Mom often is the one who trucks the players to the games, from toddler-league soccer to Little League baseball and beyond. Mom is there in the stands watching, or she might be the one who's selling hot dogs to keep the team afloat. Mom is there to dab scraped knees and tear-filled eyes, and offer us words of encouragement or consolation.

Even those moms who fluster umpires and referees are simply doing their best to support the athlete they love (but remember mom, those officials are someone's son or daughter, too!).

My mom has certainly done nothing to stop me from being around sports - she signed all the permission slips, paid all the entry fees, got the physicals taken care of, etc., and did it in a day when a single mother like her already was overtaxed and overburdened, especially with a handful like me.

But despite being around sports - or at least, sports people - my mom has never been all that interested.
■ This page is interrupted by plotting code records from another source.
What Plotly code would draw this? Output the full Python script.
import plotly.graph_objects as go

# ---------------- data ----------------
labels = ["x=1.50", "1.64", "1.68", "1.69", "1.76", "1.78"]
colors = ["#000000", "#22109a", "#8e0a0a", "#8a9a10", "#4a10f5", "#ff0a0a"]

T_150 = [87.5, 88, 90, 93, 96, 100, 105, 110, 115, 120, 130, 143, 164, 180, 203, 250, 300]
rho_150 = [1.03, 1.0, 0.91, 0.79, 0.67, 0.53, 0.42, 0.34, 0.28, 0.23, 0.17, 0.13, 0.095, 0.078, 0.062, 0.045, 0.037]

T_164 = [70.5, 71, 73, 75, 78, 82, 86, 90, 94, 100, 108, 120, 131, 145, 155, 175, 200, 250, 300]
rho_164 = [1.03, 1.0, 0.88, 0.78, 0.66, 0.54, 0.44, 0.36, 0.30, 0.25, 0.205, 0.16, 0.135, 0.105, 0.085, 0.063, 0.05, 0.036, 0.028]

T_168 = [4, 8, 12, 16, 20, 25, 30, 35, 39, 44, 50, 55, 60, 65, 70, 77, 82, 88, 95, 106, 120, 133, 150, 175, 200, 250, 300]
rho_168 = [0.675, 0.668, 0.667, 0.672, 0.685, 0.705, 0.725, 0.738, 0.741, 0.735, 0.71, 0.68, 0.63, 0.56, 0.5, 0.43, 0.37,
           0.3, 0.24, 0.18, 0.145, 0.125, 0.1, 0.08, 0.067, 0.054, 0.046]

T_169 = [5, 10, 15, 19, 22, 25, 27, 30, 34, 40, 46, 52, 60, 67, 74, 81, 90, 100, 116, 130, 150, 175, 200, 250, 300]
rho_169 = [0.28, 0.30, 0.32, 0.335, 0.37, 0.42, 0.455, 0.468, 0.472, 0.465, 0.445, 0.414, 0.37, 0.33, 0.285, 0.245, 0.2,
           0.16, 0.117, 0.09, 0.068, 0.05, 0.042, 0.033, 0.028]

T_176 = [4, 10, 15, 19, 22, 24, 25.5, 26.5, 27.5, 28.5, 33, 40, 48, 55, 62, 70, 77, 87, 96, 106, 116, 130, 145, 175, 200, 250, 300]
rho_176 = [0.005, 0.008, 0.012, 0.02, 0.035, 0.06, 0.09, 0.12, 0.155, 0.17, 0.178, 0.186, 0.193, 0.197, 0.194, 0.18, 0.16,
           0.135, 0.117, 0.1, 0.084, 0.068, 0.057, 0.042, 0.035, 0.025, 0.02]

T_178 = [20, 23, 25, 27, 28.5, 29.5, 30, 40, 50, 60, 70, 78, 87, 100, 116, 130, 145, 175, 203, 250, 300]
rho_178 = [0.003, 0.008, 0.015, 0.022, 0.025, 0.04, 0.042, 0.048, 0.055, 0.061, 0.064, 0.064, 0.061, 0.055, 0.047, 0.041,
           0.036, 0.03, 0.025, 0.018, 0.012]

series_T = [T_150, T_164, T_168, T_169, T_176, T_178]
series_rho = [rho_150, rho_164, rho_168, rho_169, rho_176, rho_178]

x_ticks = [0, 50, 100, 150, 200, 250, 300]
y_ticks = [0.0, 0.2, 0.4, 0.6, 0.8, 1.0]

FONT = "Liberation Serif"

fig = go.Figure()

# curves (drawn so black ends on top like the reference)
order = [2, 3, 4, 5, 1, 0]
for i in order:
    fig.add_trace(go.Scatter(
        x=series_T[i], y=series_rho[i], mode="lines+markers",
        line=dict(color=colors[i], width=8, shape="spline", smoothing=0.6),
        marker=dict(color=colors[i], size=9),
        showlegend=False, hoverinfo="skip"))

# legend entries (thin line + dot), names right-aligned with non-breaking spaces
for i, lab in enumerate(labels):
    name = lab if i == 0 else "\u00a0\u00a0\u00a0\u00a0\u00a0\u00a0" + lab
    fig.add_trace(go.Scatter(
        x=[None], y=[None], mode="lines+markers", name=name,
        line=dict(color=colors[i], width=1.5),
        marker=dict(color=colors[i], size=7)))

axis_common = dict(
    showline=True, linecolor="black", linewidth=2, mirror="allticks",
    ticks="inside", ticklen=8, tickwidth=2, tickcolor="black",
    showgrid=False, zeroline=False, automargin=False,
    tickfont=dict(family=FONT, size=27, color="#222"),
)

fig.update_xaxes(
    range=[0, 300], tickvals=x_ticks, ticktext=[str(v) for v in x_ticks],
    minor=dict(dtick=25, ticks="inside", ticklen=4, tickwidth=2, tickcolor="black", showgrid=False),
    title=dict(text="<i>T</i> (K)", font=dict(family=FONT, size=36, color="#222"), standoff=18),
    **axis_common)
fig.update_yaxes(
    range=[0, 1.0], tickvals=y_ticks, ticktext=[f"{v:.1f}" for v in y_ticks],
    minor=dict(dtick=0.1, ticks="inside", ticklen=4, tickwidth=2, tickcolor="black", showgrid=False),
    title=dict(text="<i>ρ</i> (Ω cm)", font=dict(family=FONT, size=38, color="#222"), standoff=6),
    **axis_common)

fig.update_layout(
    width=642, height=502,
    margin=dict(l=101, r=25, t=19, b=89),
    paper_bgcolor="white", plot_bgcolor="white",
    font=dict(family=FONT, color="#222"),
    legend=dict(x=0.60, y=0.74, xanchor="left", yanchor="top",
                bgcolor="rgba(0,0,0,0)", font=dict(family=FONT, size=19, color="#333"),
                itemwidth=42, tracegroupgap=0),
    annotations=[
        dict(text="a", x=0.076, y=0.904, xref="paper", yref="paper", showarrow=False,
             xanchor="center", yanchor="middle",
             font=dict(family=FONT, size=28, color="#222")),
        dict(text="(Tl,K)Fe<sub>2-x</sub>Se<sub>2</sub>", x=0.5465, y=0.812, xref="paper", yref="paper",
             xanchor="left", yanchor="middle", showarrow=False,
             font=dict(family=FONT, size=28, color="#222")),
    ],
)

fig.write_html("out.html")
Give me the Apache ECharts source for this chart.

Think about this: She was married to a man who was a sports broadcaster for a large and successful high school football and wrestling program, and an NCAA Division I wrestling team. He also was the stadium announcer for the college football squad, one you might have heard of - they play over the mountain from here, wearing blue and white.

Her daughter is a rock-solid Nittany Lions football fan, as we learned while standing at a tailgate in the rain for her last fall. Her son, who always showed a knack for describing the sports but never was quite so good at playing them, ended up in a profession not unlike his father.
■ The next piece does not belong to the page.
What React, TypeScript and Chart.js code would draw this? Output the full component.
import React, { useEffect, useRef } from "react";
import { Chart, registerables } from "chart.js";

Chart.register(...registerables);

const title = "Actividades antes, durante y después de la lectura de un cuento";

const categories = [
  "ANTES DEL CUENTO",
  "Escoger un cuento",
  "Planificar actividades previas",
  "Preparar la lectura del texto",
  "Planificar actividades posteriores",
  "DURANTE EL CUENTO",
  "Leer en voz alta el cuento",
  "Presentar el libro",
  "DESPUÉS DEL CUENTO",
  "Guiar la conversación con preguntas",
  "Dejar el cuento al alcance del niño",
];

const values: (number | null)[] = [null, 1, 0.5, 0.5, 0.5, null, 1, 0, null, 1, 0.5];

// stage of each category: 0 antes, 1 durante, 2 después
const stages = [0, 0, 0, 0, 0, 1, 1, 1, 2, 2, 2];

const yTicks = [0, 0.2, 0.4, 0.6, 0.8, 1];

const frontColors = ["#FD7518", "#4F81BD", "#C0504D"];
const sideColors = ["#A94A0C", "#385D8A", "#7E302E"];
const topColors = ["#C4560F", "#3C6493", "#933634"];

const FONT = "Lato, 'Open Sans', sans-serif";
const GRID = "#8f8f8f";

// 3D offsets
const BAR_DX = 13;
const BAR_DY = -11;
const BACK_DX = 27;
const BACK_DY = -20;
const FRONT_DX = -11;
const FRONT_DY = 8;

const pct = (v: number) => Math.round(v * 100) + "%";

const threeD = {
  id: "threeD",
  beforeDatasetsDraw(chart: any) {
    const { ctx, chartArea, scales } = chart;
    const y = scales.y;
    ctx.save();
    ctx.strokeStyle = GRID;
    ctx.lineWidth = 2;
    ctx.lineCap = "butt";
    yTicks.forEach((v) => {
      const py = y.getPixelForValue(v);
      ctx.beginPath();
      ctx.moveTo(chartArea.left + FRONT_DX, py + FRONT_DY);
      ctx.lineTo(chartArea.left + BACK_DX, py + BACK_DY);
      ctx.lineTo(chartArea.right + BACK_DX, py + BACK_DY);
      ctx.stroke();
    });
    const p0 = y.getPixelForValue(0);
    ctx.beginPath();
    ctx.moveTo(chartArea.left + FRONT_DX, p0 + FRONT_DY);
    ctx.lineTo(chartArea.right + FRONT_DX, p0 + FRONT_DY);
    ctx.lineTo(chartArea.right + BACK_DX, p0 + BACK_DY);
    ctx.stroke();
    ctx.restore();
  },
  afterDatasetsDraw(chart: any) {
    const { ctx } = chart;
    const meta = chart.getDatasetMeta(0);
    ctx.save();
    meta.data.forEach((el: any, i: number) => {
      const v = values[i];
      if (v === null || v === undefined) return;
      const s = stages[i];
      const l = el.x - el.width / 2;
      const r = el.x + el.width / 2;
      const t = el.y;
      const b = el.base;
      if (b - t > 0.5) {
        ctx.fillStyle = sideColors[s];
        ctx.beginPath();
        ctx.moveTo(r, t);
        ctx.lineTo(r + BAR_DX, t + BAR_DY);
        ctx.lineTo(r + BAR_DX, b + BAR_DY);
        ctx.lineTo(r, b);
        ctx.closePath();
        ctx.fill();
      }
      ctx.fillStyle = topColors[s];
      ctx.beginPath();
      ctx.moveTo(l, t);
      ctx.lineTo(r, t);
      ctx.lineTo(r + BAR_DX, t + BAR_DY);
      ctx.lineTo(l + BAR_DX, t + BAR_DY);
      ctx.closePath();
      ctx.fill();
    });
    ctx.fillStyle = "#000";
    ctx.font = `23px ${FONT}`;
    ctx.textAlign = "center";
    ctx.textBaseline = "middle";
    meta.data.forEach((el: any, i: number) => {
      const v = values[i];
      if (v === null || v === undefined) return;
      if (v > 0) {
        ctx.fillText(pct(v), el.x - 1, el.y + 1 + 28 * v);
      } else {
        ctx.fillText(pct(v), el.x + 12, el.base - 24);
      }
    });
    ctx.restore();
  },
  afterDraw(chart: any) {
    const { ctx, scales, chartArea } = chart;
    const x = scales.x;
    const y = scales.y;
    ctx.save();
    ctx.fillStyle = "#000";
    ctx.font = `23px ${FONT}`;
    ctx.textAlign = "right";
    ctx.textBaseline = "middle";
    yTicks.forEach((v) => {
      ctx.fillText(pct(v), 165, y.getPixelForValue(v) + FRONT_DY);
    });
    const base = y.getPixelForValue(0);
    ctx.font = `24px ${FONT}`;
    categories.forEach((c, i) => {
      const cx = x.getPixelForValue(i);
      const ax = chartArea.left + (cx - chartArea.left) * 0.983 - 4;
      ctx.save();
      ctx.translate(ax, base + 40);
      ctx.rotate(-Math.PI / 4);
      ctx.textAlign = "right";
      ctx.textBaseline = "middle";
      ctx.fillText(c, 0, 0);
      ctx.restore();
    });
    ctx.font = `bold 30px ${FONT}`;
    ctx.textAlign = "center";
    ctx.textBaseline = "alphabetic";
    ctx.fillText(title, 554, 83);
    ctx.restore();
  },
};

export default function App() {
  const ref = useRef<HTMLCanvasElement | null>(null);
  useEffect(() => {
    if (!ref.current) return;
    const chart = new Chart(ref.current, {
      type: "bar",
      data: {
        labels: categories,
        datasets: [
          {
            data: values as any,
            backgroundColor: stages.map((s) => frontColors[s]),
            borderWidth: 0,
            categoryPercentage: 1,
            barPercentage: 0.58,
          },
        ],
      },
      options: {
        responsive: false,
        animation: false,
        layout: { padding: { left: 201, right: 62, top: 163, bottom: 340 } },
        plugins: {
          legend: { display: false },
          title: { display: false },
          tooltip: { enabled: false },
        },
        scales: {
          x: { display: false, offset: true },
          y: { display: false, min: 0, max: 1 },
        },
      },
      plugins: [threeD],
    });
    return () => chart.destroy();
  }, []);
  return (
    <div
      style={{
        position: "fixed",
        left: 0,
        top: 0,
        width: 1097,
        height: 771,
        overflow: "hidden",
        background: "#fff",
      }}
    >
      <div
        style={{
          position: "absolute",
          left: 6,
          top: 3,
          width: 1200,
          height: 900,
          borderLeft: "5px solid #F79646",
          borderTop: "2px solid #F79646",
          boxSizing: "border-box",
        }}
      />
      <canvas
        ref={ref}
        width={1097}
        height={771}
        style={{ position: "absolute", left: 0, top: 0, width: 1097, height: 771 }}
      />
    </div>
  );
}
And I'm not sure she's ever been to a football game or a wrestling match, much less any other sport.

So if you said to me a year ago that my mother would spend this spring following the day-to-day playoff activities of the American Hockey League, that she would know players by name and actually care what they were doing, I'd have said you were crazy.

Straight-jacket crazy.

But it seems I'm the one who needs measured for the long sleeves now.

I blame it on a 4-year-old boy.

My son kept asking his Nana why she didn't come with us to hockey games. The kid just couldn't grasp it in his little mind when she said she didn't like hockey, and didn't want to come. Eventually, she told him she couldn't see the game because of cataracts - which was true.

But then she scheduled the surgery - or as he put it, "My Nana's going to the hobbital to get her eyes fixed so she can see hockey" - and she played along and went to a game once the work was done. She was a good sport, and went to a few more, mostly when it was convenient in conjunction with another family activity.

During our last vacation, Mom and I spent a day spotting lighthouses on the Maine coast, enjoyed a seafood dinner and then a hockey game in Portland. She also saw one in Manchester, N.H., on that trip, and another with a boatload of family in Norfolk, Va., in January.

It was at a game in Hershey this spring that our friend Carol - a good hockey mom herself, who sits behind us at home games - noticed that my mom was really getting into it.

How into it? Well, let's just say that, a couple weeks ago, I spent a bit of time diagramming out the rink and explaining the blue line rules, so she would better understand what constitutes icing, and when a player is offside.

Through the course of this season, she got her own jersey - autographed by her favorite player - and expressed an interest in coming more often. I was negotiating with a friend who sits beside us, trying to make a deal for a number of games on the seat adjacent to ours. She heard about it, but imagine my surprise when she asked me one morning the difference between a partial- and full-season plan.

Guess what Mom? You don't need to worry. Happy Mother's Day - you're a Hershey Bears season ticket holder. We'll see you for the full 40 next year.